Je rappelle que les atteintes contre les dépositaires de l’autorité publique étaient en augmentation de 35 %, et les atteintes et les violences faites aux élus de 47 % l’année dernière. Il est grand temps que notre société donne le même statut aux élus locaux qu’aux représentants des forces de l’ordre pour qu’ils soient enfin véritablement protégés. (Applaudissements sur les travées du groupe Les Républicains.)
Mme Françoise Gatel. Très bien !
M. Marc-Philippe Daubresse. J’en viens au triste feuilleton des refus d’obtempérer en signalant qu’il y en a un toutes les vingt minutes dans notre pays. Contrairement à ce qu’ont dit certains collègues siégeant sur d’autres travées, on ne constate pas d’augmentation des tirs de policier face aux refus d’obtempérer : depuis cinq ans, ils sont en recul. C’est donc non pas uniquement avec des mesures de prévention, mais bien avec des mesures de répression que nous pourrons traiter ce problème. (Applaudissements sur les travées du groupe Les Républicains.)

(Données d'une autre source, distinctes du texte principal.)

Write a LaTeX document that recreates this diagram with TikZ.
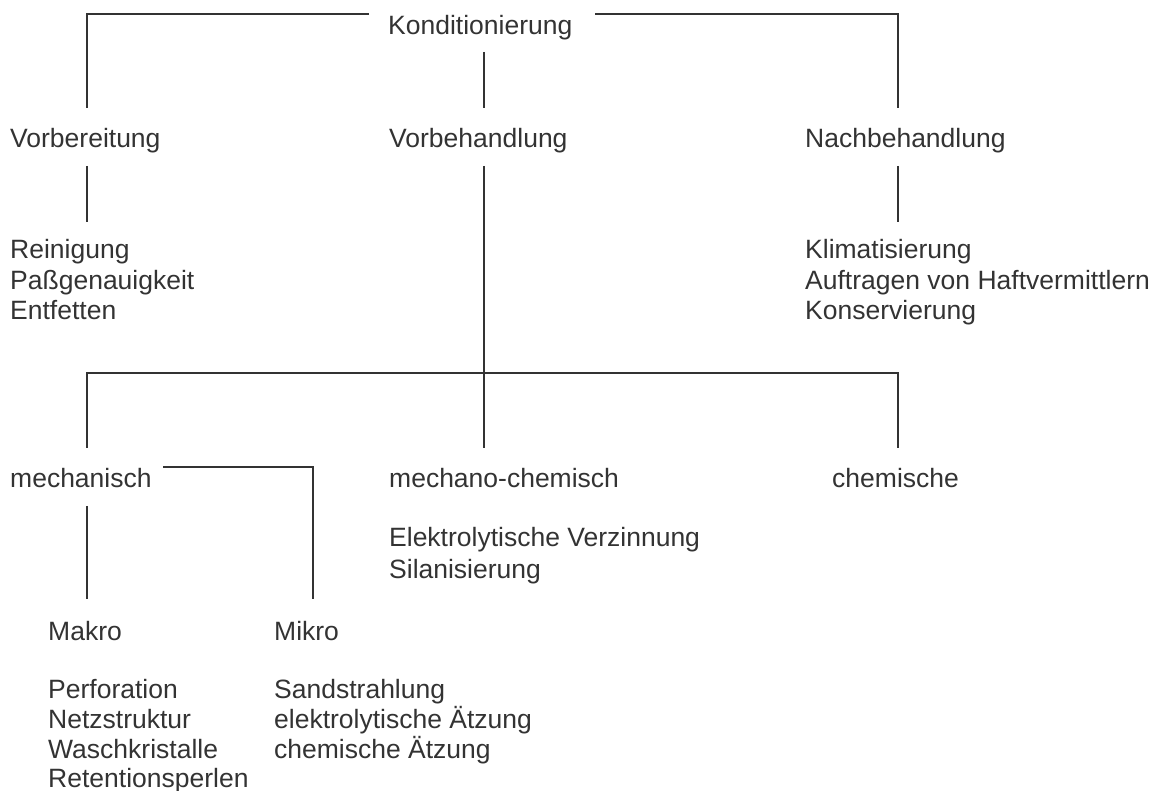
\documentclass[tikz,border=0pt]{standalone}
\usepackage{fontspec}
\setmainfont{Liberation Sans}
\definecolor{ink}{HTML}{333333}
\begin{document}
\begin{tikzpicture}[x=1pt,y=-1pt,
  lbl/.style={anchor=base west,inner sep=0pt,text=ink,font=\fontsize{26.5}{30}\selectfont},
  conn/.style={draw=ink,line width=2.4pt}]
\useasboundingbox (0,0) rectangle (1160,791);
% texts
\node[lbl] (kond) at (388,35) {Konditionierung};
\node[lbl] (vorb) at (10,148) {Vorbereitung};
\node[lbl] (vorbeh) at (389,148) {Vorbehandlung};
\node[lbl] (nach) at (805,148) {Nachbehandlung};
\node[lbl] (rein) at (10,259) {Reinigung};
\node[lbl] (pass) at (10,290) {Paßgenauigkeit};
\node[lbl] (entf) at (10,320) {Entfetten};
\node[lbl] (klim) at (805,259) {Klimatisierung};
\node[lbl] (auft) at (805,290) {Auftragen von Haftvermittlern};
\node[lbl] (kons) at (805,320) {Konservierung};
\node[lbl] (mech) at (10,488) {mechanisch};
\node[lbl] (mechch) at (389,488) {mechano-chemisch};
\node[lbl] (chem) at (832,488) {chemische};
\node[lbl] (elek) at (389,547) {Elektrolytische Verzinnung};
\node[lbl] (sila) at (389,578) {Silanisierung};
\node[lbl] (makro) at (48,640) {Makro};
\node[lbl] (mikro) at (274,640) {Mikro};
\node[lbl] (perf) at (48,698) {Perforation};
\node[lbl] (netz) at (48,728) {Netzstruktur};
\node[lbl] (wasch) at (48,758) {Waschkristalle};
\node[lbl] (ret) at (48,787) {Retentionsperlen};
\node[lbl] (sand) at (274,698) {Sandstrahlung};
\node[lbl] (elaetz) at (274,728) {elektrolytische Ätzung};
\node[lbl] (chaetz) at (274,758) {chemische Ätzung};
% connector points
\coordinate (kL) at (369,14);
\coordinate (kR) at (595,14);
\coordinate (kLc) at (87,14);
\coordinate (kRc) at (898,14);
\coordinate (vorbTop) at (87,108);
\coordinate (nachTop) at (898,108);
\coordinate (kBot) at (484,52);
\coordinate (vorbehTop) at (484,108);
\coordinate (vorbBot) at (87,166);
\coordinate (reinTop) at (87,222);
\coordinate (nachBot) at (898,166);
\coordinate (klimTop) at (898,222);
\coordinate (vorbehBot) at (484,166);
\coordinate (mechchTop) at (484,448);
\coordinate (busL) at (87,373);
\coordinate (busR) at (898,373);
\coordinate (mechTop) at (87,448);
\coordinate (chemTop) at (898,448);
\coordinate (mechR) at (163,467);
\coordinate (mikC) at (313,467);
\coordinate (mikroTop) at (313,599);
\coordinate (mechBot) at (87,506);
\coordinate (makroTop) at (87,599);
% connectors
\draw[conn] (kL) -- (kLc) -- (vorbTop);
\draw[conn] (kR) -- (kRc) -- (nachTop);
\draw[conn] (kBot) -- (vorbehTop);
\draw[conn] (vorbBot) -- (reinTop);
\draw[conn] (nachBot) -- (klimTop);
\draw[conn] (vorbehBot) -- (mechchTop);
\draw[conn] (mechTop) -- (busL) -- (busR) -- (chemTop);
\draw[conn] (mechR) -- (mikC) -- (mikroTop);
\draw[conn] (mechBot) -- (makroTop);
\end{tikzpicture}
\end{document}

En conclusion, monsieur le ministre, notre vote positif sur ce projet de loi est un vote lucide et vigilant. Nous le maintiendrons en commission mixte paritaire, en défendant les propositions que j’ai évoquées. Tel le Candide de Voltaire, vous avez bien cultivé le jardin de la police, mais il reste beaucoup à défricher dans les jardins de la justice et de la procédure pénale avant que tout aille pour le mieux dans le meilleur des mondes ! (Applaudissements sur les travées du groupe Les Républicains et sur des travées du groupe UC.)
M. le président. La parole est à M. Alain Marc, pour le groupe Les Indépendants – République et Territoires. (Applaudissements sur les travées du groupe INDEP.)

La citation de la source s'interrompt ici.